▶ Exercise: Give the count of lines containing the string "that", with no other output.

▶ Information supplied:

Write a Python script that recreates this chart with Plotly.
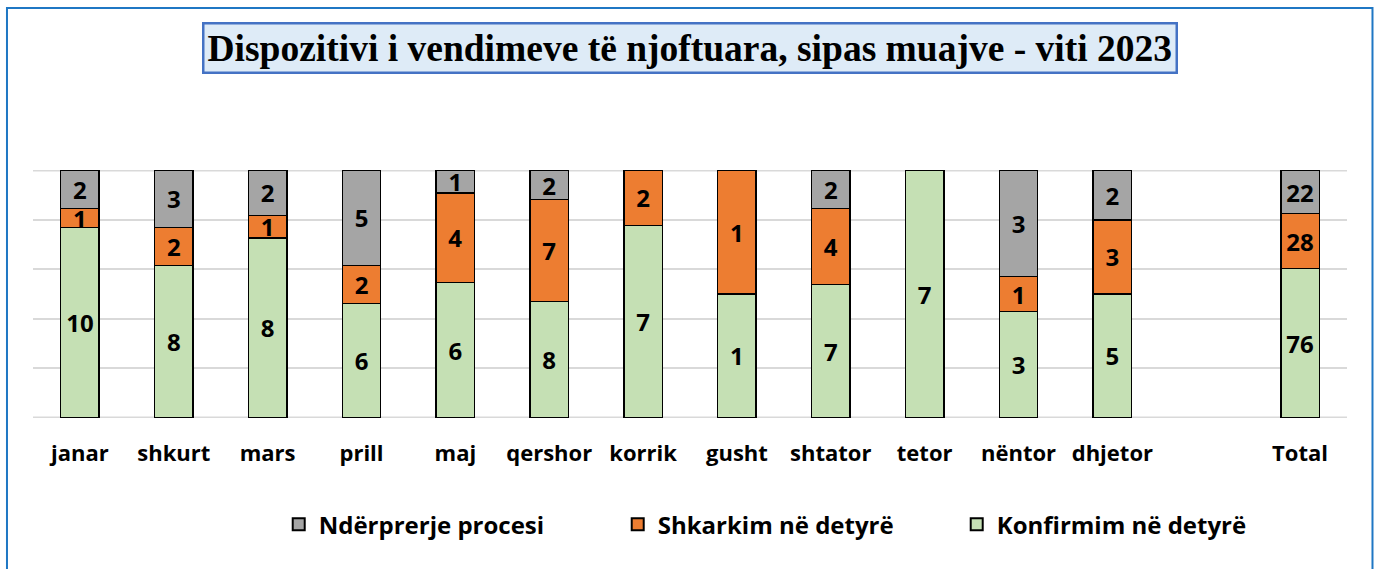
import plotly.graph_objects as go

categories = ["janar", "shkurt", "mars", "prill", "maj", "qershor", "korrik",
              "gusht", "shtator", "tetor", "nëntor", "dhjetor", " ", "Total"]
konfirmim = [10, 8, 8, 6, 6, 8, 7, 1, 7, 7, 3, 5, None, 76]
shkarkim = [1, 2, 1, 2, 4, 7, 2, 1, 4, 0, 1, 3, None, 28]
nderprerje = [2, 3, 2, 5, 1, 2, 0, 0, 2, 0, 3, 2, None, 22]

series = [
    ("Konfirmim në detyrë", konfirmim, "#C5E0B4"),
    ("Shkarkim në detyrë", shkarkim, "#ED7D31"),
    ("Ndërprerje procesi", nderprerje, "#A5A5A5"),
]

LBL_FONT = "'Open Sans', Lato, sans-serif"

fig = go.Figure()
for name, vals, color in series:
    fig.add_trace(go.Bar(
        x=categories, y=vals, name=name,
        marker=dict(color=color, line=dict(color="#000000", width=1.4)),
        text=[("" if (v is None or v == 0) else str(v)) for v in vals],
        textposition="inside", insidetextanchor="middle",
        textangle=0, constraintext="none",
        textfont=dict(family=LBL_FONT, size=24, color="#000000", weight="bold"),
        hoverinfo="skip",
    ))

fig.update_layout(
    barmode="stack", barnorm="percent", bargap=0.59,
    width=1377, height=569,
    margin=dict(l=33, r=30, t=170, b=151),
    paper_bgcolor="white", plot_bgcolor="white",
    showlegend=True,
    legend=dict(orientation="h", x=0.187, xanchor="left", y=-0.43, yanchor="middle",
                traceorder="reversed", entrywidth=294, entrywidthmode="pixels",
                font=dict(family=LBL_FONT, size=24, color="#000000", weight="bold"),
                itemsizing="constant"),
    xaxis=dict(type="category", categoryorder="array", categoryarray=categories,
               showgrid=False, showline=False, ticks="", ticklabelstandoff=20,
               tickfont=dict(family=LBL_FONT, size=22, color="#000000", weight="bold")),
    yaxis=dict(range=[-0.2, 100.2], tickvals=[0, 20, 40, 60, 80, 100], showticklabels=False,
               showgrid=True, gridcolor="#D9D9D9", gridwidth=2, zeroline=False,
               showline=False),
)

# edge gridlines (0% and 100%) that plotly omits at the plot-area border
for yv in (0, 100):
    fig.add_hline(y=yv, line=dict(color="#D9D9D9", width=2), layer="below")

fig.add_annotation(
    text="<b>Dispozitivi i vendimeve të njoftuara, sipas muajve - viti 2023</b>",
    xref="paper", yref="paper", x=0.5, y=1.492, xanchor="center", yanchor="middle",
    showarrow=False,
    font=dict(family="'Liberation Serif', 'Times New Roman', serif", size=37.5, color="#000000"),
    bgcolor="#DEEBF7", bordercolor="#4472C4", borderwidth=2.5, borderpad=3,
)

fig.add_shape(type="rect", xref="paper", yref="paper",
              x0=-0.0198, x1=1.0194, y0=-0.8, y1=1.653,
              line=dict(color="#1F77C4", width=2), fillcolor="rgba(0,0,0,0)", layer="below")

fig.write_html("out.html", config={"displayModeBar": False},
               post_script="document.body.style.margin='0';")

▶ The answer: 2